"Talvez ao nível de audiovisual os jornalistas conheçam melhor o share, o número de pessoas que estão disponíveis para comprar, para ouvir, para ver as audiências. Mas os públicos, na acepção de saber o que pensam, o que desejam, o que precisam, isso acho que não. O jornalismo tornou-se muito comercial, mas não sei se pode ser de outra maneira. Mas há algo a fazer", disse Estrela Serrano ao DN.
Referindo-se a José Nuno Martins e Paquete de Oliveira, provedores do ouvinte e do telespectador da Rádio e Televisão de Portugal, a autora de Para Compreender o Jornalismo considerou que os (novos) provedores "vão melhorar muito a relação das televisões com os públicos, vão complementar a crítica dos profissionais da crítica, que é muitas vezes radical, vão mostrar e vão explicar que a televisão, os media, são muito feitos de contextos."
Nas palavras que dirigiu à plateia atenta e que marcou presença na livraria Bulhosa, Estrela Serrano apontara: "a sua tarefa vai ser ainda mais difícil do que foi a minha".
Período difícil nos media
O livro de Estrela Serrano foi apresentado por Mário Bettencourt Resendes, antigo director do DN e que, em 1997, criou a figura do provedor do leitor, numa iniciativa inédita em Portugal. A docente universitária e membro do conselho regulador da Entidade Reguladora para a Comunicação Social (ERC) foi a terceira Ombudsman do jornal, sucedendo no cargo a Mário Mesquita e Diogo Pires Aurélio.
Resendes considerou que o mandato de Estrela Serrano coincidiu com "um dos períodos mais difíceis na imprensa portuguesa e nos media em geral", marcado pelos ataques do 11 de Setembro, a Guerra do Golfo e o caso Casa Pia. Esta conjuntura "enriqueceu a matéria que a Provedora analisou", referiu.
O livro Para Compreender o Jornalismo cristaliza agora algumas das questões que marcaram esse período, ultrapassando o "carácter efémero" de uma coluna de jornal.
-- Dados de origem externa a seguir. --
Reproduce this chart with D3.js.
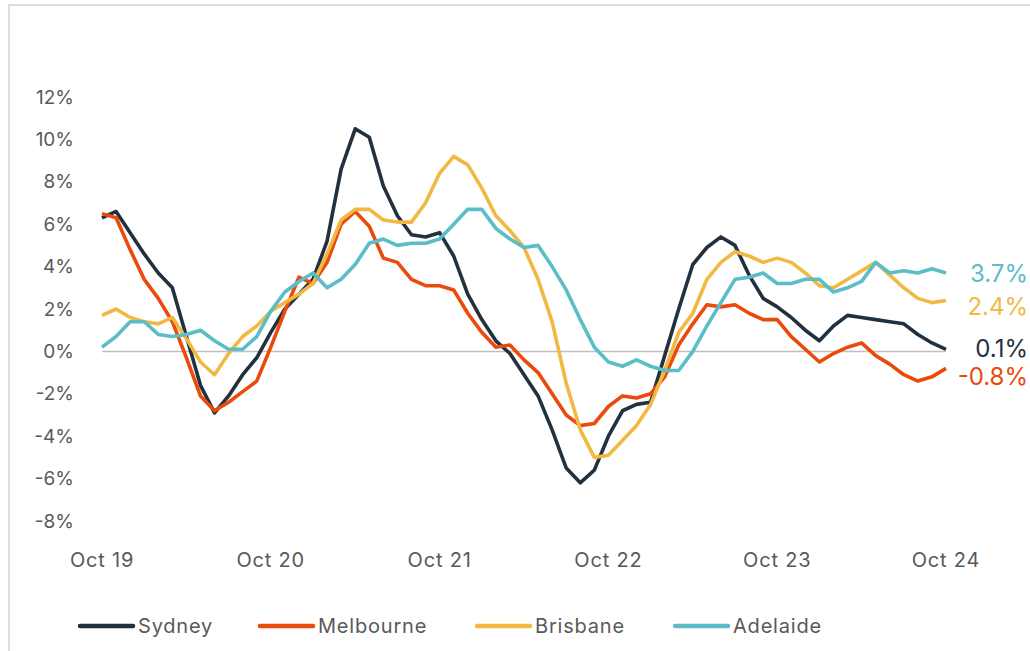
<!DOCTYPE html>
<html>
<head>
<meta charset="utf-8">
<script src="https://cdn.jsdelivr.net/npm/d3@7"></script>
<style>
  html, body { margin: 0; padding: 0; background: #fff; }
  svg { display: block; font-family: Inter, 'Noto Sans', sans-serif; }
</style>
</head>
<body>
<svg id="chart" width="1030" height="651"></svg>
<script>
// monthly annual growth, Oct 19 .. Oct 24 (61 months)
const sydney = [
  6.3, 6.6, 5.6, 4.6, 3.7, 3.0, 0.7, -1.6, -2.9, -2.1, -1.1, -0.3, 0.9,
  2.0, 2.7, 3.4, 5.2, 8.6, 10.5, 10.1, 7.8, 6.4, 5.5, 5.4, 5.6,
  4.5, 2.7, 1.5, 0.5, -0.1, -1.1, -2.1, -3.7, -5.5, -6.2, -5.6, -4.0,
  -2.8, -2.5, -2.4, -0.2, 2.0, 4.1, 4.9, 5.4, 5.0, 3.6, 2.5, 2.1,
  1.6, 1.0, 0.5, 1.2, 1.7, 1.6, 1.5, 1.4, 1.3, 0.8, 0.4, 0.1
];
const melbourne = [
  6.5, 6.3, 4.8, 3.4, 2.5, 1.4, -0.3, -2.1, -2.8, -2.4, -1.9, -1.4, 0.2,
  1.9, 3.5, 3.2, 4.2, 6.0, 6.6, 5.9, 4.4, 4.2, 3.4, 3.1, 3.1,
  2.9, 1.8, 0.9, 0.2, 0.3, -0.4, -1.0, -2.0, -3.0, -3.5, -3.4, -2.6,
  -2.1, -2.2, -2.0, -1.2, 0.3, 1.3, 2.2, 2.1, 2.2, 1.8, 1.5, 1.5,
  0.7, 0.1, -0.5, -0.1, 0.2, 0.4, -0.2, -0.6, -1.1, -1.4, -1.2, -0.8
];
const brisbane = [
  1.7, 2.0, 1.6, 1.4, 1.3, 1.6, 0.6, -0.5, -1.1, -0.1, 0.7, 1.2, 1.9,
  2.3, 2.7, 3.2, 4.6, 6.2, 6.7, 6.7, 6.2, 6.1, 6.1, 7.0, 8.4,
  9.2, 8.8, 7.7, 6.4, 5.7, 4.9, 3.4, 1.4, -1.5, -3.7, -5.0, -4.9,
  -4.2, -3.5, -2.5, -0.9, 0.9, 1.8, 3.4, 4.2, 4.7, 4.5, 4.2, 4.4,
  4.2, 3.7, 3.1, 3.0, 3.4, 3.8, 4.2, 3.6, 3.0, 2.5, 2.3, 2.4
];
const adelaide = [
  0.2, 0.7, 1.4, 1.4, 0.8, 0.7, 0.8, 1.0, 0.5, 0.1, 0.1, 0.7, 1.9,
  2.8, 3.3, 3.7, 3.0, 3.4, 4.1, 5.1, 5.3, 5.0, 5.1, 5.1, 5.3,
  6.0, 6.7, 6.7, 5.8, 5.3, 4.9, 5.0, 4.0, 2.9, 1.5, 0.2, -0.5,
  -0.7, -0.4, -0.7, -0.9, -0.9, 0.0, 1.2, 2.3, 3.4, 3.5, 3.7, 3.2,
  3.2, 3.4, 3.4, 2.8, 3.0, 3.3, 4.2, 3.7, 3.8, 3.7, 3.9, 3.7
];

const cityNames = ['Sydney', 'Melbourne', 'Brisbane', 'Adelaide'];
const cityColors = ['#22313f', '#ea4a0c', '#f1b942', '#5bbdc7'];
const endLabels = ['0.1%', '-0.8%', '2.4%', '3.7%'];
const endLabelY = [349, 377, 307, 274];

const xTickLabels = ['Oct 19', 'Oct 20', 'Oct 21', 'Oct 22', 'Oct 23', 'Oct 24'];
const yTicks = [-8, -6, -4, -2, 0, 2, 4, 6, 8, 10, 12];

const makeChart = () => {
  const svg = d3.select('#chart');
  const series = [sydney, melbourne, brisbane, adelaide];

  const x = d3.scaleLinear().domain([0, 60]).range([102, 946]);
  const y = d3.scaleLinear().domain([-8, 12]).range([521, 97]);

  // frame
  svg.append('path')
    .attr('d', 'M9,651V5H1030')
    .attr('fill', 'none')
    .attr('stroke', '#dcdcdc')
    .attr('stroke-width', 2);

  // y axis labels
  svg.append('g')
    .selectAll('text')
    .data(yTicks)
    .enter()
    .append('text')
    .attr('x', 74)
    .attr('y', d => y(d))
    .attr('dy', '0.35em')
    .attr('text-anchor', 'end')
    .attr('font-size', 19)
    .attr('fill', '#595959')
    .text(d => d + '%');

  // zero line
  svg.append('line')
    .attr('x1', x(0))
    .attr('x2', x(60))
    .attr('y1', y(0))
    .attr('y2', y(0))
    .attr('stroke', '#bfbfbf')
    .attr('stroke-width', 1.5);

  // x axis labels, one every 12 months
  svg.append('g')
    .selectAll('text')
    .data(xTickLabels)
    .enter()
    .append('text')
    .attr('x', (d, i) => x(i * 12))
    .attr('y', 560)
    .attr('dy', '0.35em')
    .attr('text-anchor', 'middle')
    .attr('font-size', 20)
    .attr('letter-spacing', 0.8)
    .attr('fill', '#595959')
    .text(d => d);

  const line = d3.line()
    .x((d, i) => x(i))
    .y(d => y(d));

  svg.append('g')
    .selectAll('path')
    .data(series)
    .enter()
    .append('path')
    .attr('d', line)
    .attr('fill', 'none')
    .attr('stroke', (d, i) => cityColors[i])
    .attr('stroke-width', 3.6)
    .attr('stroke-linejoin', 'round');

  // end value labels
  svg.append('g')
    .selectAll('text')
    .data(endLabels)
    .enter()
    .append('text')
    .attr('x', 1028)
    .attr('y', (d, i) => endLabelY[i])
    .attr('dy', '0.35em')
    .attr('text-anchor', 'end')
    .attr('font-size', 24)
    .attr('fill', (d, i) => cityColors[i])
    .text(d => d);

  // legend
  const legendX = [80, 260, 477, 675];
  const legend = svg.append('g')
    .selectAll('g')
    .data(cityNames)
    .enter()
    .append('g')
    .attr('transform', (d, i) => `translate(${legendX[i]},626)`);

  legend.append('line')
    .attr('x1', 0)
    .attr('x2', 53)
    .attr('stroke', (d, i) => cityColors[i])
    .attr('stroke-width', 4.5)
    .attr('stroke-linecap', 'round');

  legend.append('text')
    .attr('x', 58)
    .attr('dy', '0.35em')
    .attr('font-size', 20)
    .attr('letter-spacing', 0.8)
    .attr('fill', '#595959')
    .text(d => d);
};

makeChart();
</script>
</body>
</html>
A autora quer fixar de uma maneira mais duradoura, "uma reflexão sobre o jornalismo e os jornalistas".
A sugestão do nome da ex-provedora do DN partiu de José António Santos, à época director-adjunto do jornal. "Uma mulher como provedora tinha um carácter inovador e além disso Estrela Serrano tinha um perfil que se ajustava à função", assumiu Resendes.
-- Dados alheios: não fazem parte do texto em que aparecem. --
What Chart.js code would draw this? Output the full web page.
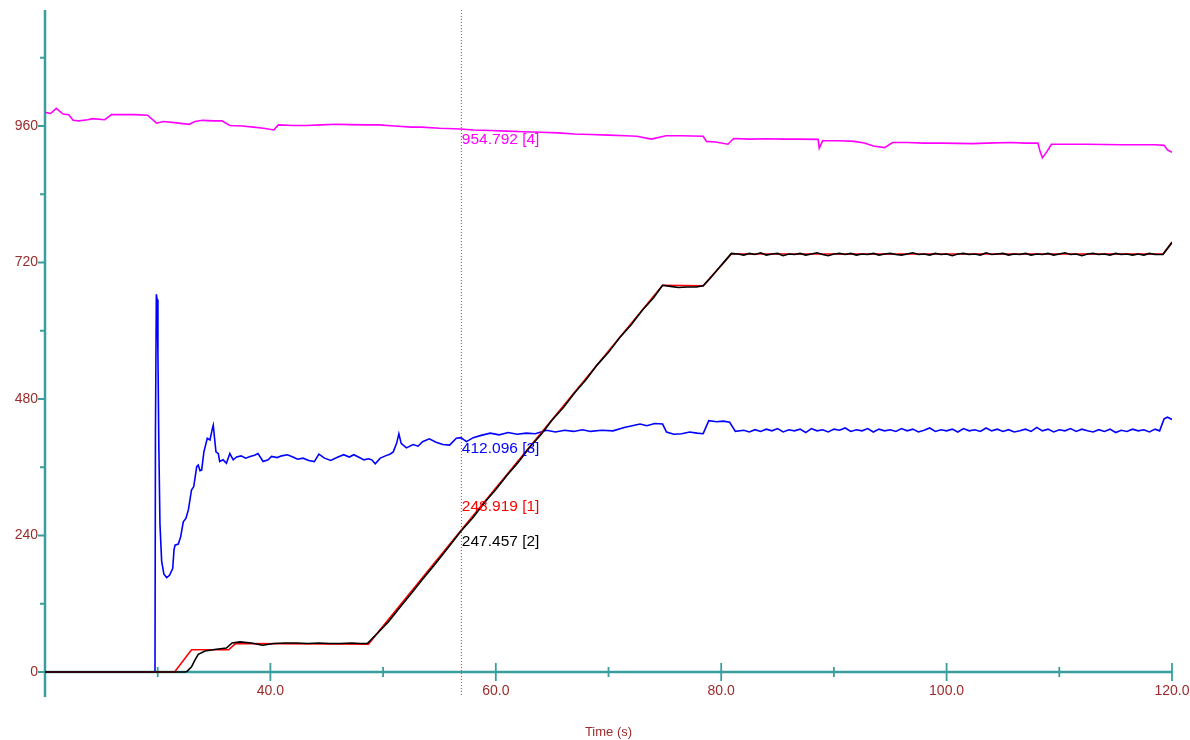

Já sobre o seu desempenho, o ex-director do DN foi mais crítico: "nas direcções dos jornais deveria haver um limite" de dez anos. Mário Bettencourt Resendes foi, durante 12 anos, director do jornal e assumiu que nos últimos dois as "reservas anímicas" estavam em baixo. "Estas coisas cansam", admitiu.
Resendes assumiu ainda os "sentimentos mistos" que um director tem em relação à figura do provedor: "há uma lógica conflitual, latente, genética mas alguma coisa está mal se a redacção e o provedor forem um caso de lua-de-mel..."
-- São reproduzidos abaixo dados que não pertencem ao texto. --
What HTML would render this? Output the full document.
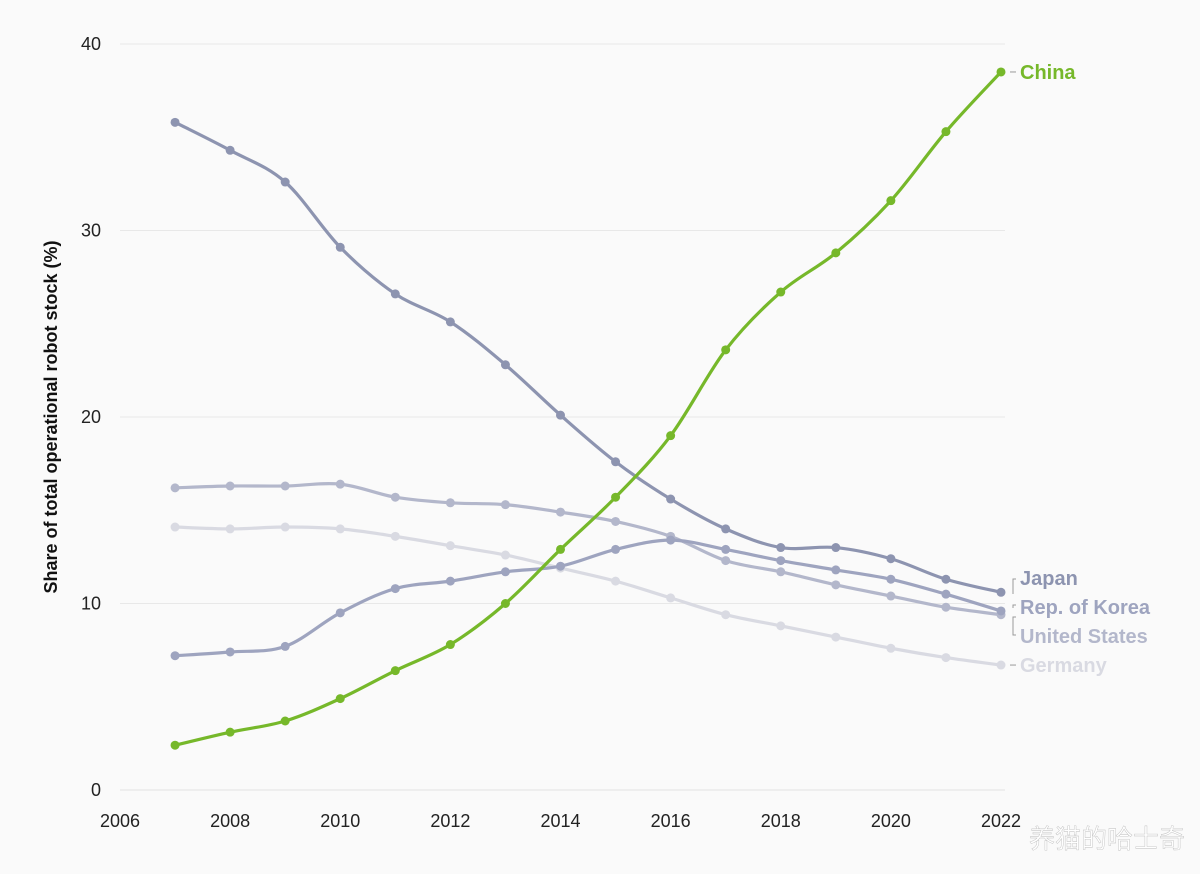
<!DOCTYPE html>
<html><head><meta charset="utf-8"><style>
html,body{margin:0;padding:0;background:#fafafa;}
svg{display:block;font-family:"Liberation Sans","DejaVu Sans",sans-serif;}
</style></head><body>
<svg id="chart" width="1200" height="874">
<rect width="1200" height="874" fill="#fafafa"/>
<g id="grid"></g>
<g id="axes"></g>
<g id="series"></g>
<path d="M1016,579 h-3 v15 M1016,605 h-3 v3 M1016,617 h-3 v18 h3" fill="none" stroke="#999" stroke-width="1"/>
<text x="1185" y="848" text-anchor="end" font-size="26" fill="#fff" stroke="#bbb" stroke-width="0.4" font-family="'Noto Sans CJK SC',sans-serif">养猫的哈士奇</text>
<text x="57" y="417" transform="rotate(-90 57 417)" text-anchor="middle" font-size="18" font-weight="bold" fill="#111">Share of total operational robot stock (%)</text>
</svg>
<script>
const years=[2007,2008,2009,2010,2011,2012,2013,2014,2015,2016,2017,2018,2019,2020,2021,2022];
const xTicks=[2006,2008,2010,2012,2014,2016,2018,2020,2022];
const yTicks=[0,10,20,30,40];
const china=[2.4,3.1,3.7,4.9,6.4,7.8,10.0,12.9,15.7,19.0,23.6,26.7,28.8,31.6,35.3,38.5];
const japan=[35.8,34.3,32.6,29.1,26.6,25.1,22.8,20.1,17.6,15.6,14.0,13.0,13.0,12.4,11.3,10.6];
const korea=[7.2,7.4,7.7,9.5,10.8,11.2,11.7,12.0,12.9,13.4,12.9,12.3,11.8,11.3,10.5,9.6];
const usa=[16.2,16.3,16.3,16.4,15.7,15.4,15.3,14.9,14.4,13.6,12.3,11.7,11.0,10.4,9.8,9.4];
const germany=[14.1,14.0,14.1,14.0,13.6,13.1,12.6,11.9,11.2,10.3,9.4,8.8,8.2,7.6,7.1,6.7];

const NS="http://www.w3.org/2000/svg";
const X=v=>120+(v-2006)*(881/16);
const Y=v=>790-v*18.65;
function mk(tag,attrs,parent){const e=document.createElementNS(NS,tag);for(const k in attrs)e.setAttribute(k,attrs[k]);parent.appendChild(e);return e;}
const grid=document.getElementById('grid'),axes=document.getElementById('axes'),ser=document.getElementById('series');
yTicks.forEach(t=>{
  const l=mk('line',{x1:120,x2:1005,y1:Y(t),y2:Y(t),stroke:t===0?'#e2e2e2':'#e8e8e8','stroke-width':1},grid);
  
  
  const tx=mk('text',{x:101,y:Y(t)+6,'text-anchor':'end','font-size':18,fill:'#222'},axes);
  tx.textContent=t;
  
  
});
xTicks.forEach(t=>{
  const tx=mk('text',{x:X(t),y:827,'text-anchor':'middle','font-size':18,fill:'#222'},axes);
  tx.textContent=t;
  
  
});
function smooth(pts){
  let d='M'+pts[0][0]+','+pts[0][1];
  for(let i=0;i<pts.length-1;i++){
    const p0=pts[i-1]||pts[i],p1=pts[i],p2=pts[i+1],p3=pts[i+2]||p2;
    const c1=[p1[0]+(p2[0]-p0[0])/6,p1[1]+(p2[1]-p0[1])/6];
    const c2=[p2[0]-(p3[0]-p1[0])/6,p2[1]-(p3[1]-p1[1])/6];
    d+=` C${c1[0]},${c1[1]} ${c2[0]},${c2[1]} ${p2[0]},${p2[1]}`;
  }
  return d;
}
const series=[
 {name:'germany',label:'Germany',vals:germany,color:'#d9dae2',ly:0},
 {name:'united-states',label:'United States',vals:usa,color:'#b3b7cb',ly:636},
 {name:'korea',label:'Rep. of Korea',vals:korea,color:'#9ea4bf',ly:607},
 {name:'japan',label:'Japan',vals:japan,color:'#8d94b0',ly:578},
 {name:'china',label:'China',vals:china,color:'#76b82a',ly:0}
];
series.forEach(s=>{
  const g=mk('g',{},ser);
  
  
  const pts=s.vals.map((v,i)=>[X(years[i]),Y(v)]);
  const p=mk('path',{d:smooth(pts),fill:'none',stroke:s.color,'stroke-width':3.2},g);
  
  
  pts.forEach((q,i)=>{
    const c=mk('circle',{cx:q[0],cy:q[1],r:4.5,fill:s.color},g);
    
    
  });
  const last=pts[pts.length-1];
  const ly=s.ly||last[1];
  const t=mk('text',{x:1020,y:ly+7,'font-size':20,'font-weight':'bold',fill:s.color},g);
  t.textContent=s.label;
  
  
  if(!s.ly){
    const dl=mk('line',{x1:1010,x2:1016,y1:last[1],y2:last[1],stroke:'#999','stroke-width':1},g);
    
    
  }
});
</script>
</body></html>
Estrela Serrano não esconde a "satisfação" que o cargo lhe deu. "Dormia e acordava a pensar no que ia escrever", disse a ex-provedora que não se quis limitar a ser reactiva. Até porque - enfatizou Bettencourt Resendes - "muitas vezes o universo de leitores que questionam o provedor é restrito."
No entanto, a ex-provedora diz que os leitores a desafiavam para escrever sobre imensas coisas - o que "achava estimulante".
Mário Mesquita, também director da Colecção Comunicação da Minerva (a que se junta agora o novo título de Estrela Serrano), destacou a "institucionalização" da figura do provedor - apontando o exemplo recente da dupla Nuno Martins/Paquete de Oliveira.
A experiência como provedora dos leitores do Diário de Notícias foi um "treino excelente" para Estrela Serrano, membro da ERC, que concluiu a sua intervenção referindo que esse ponto da sua carreira foi "de alguma forma premonitório" em relação ao lugar onde está hoje.
"O provedor tem que medir muito bem aquilo que escreve", disse na apresentação do livro Para Compreender o Jornalismo. Ao DN Estrela Serrano clarificou esta ideia: "eu tinha a noção que os jornalistas olhavam à lupa para aquelas palavras. Uma palavra menos pensada ia dar origem a uma grande polémica", assumiu.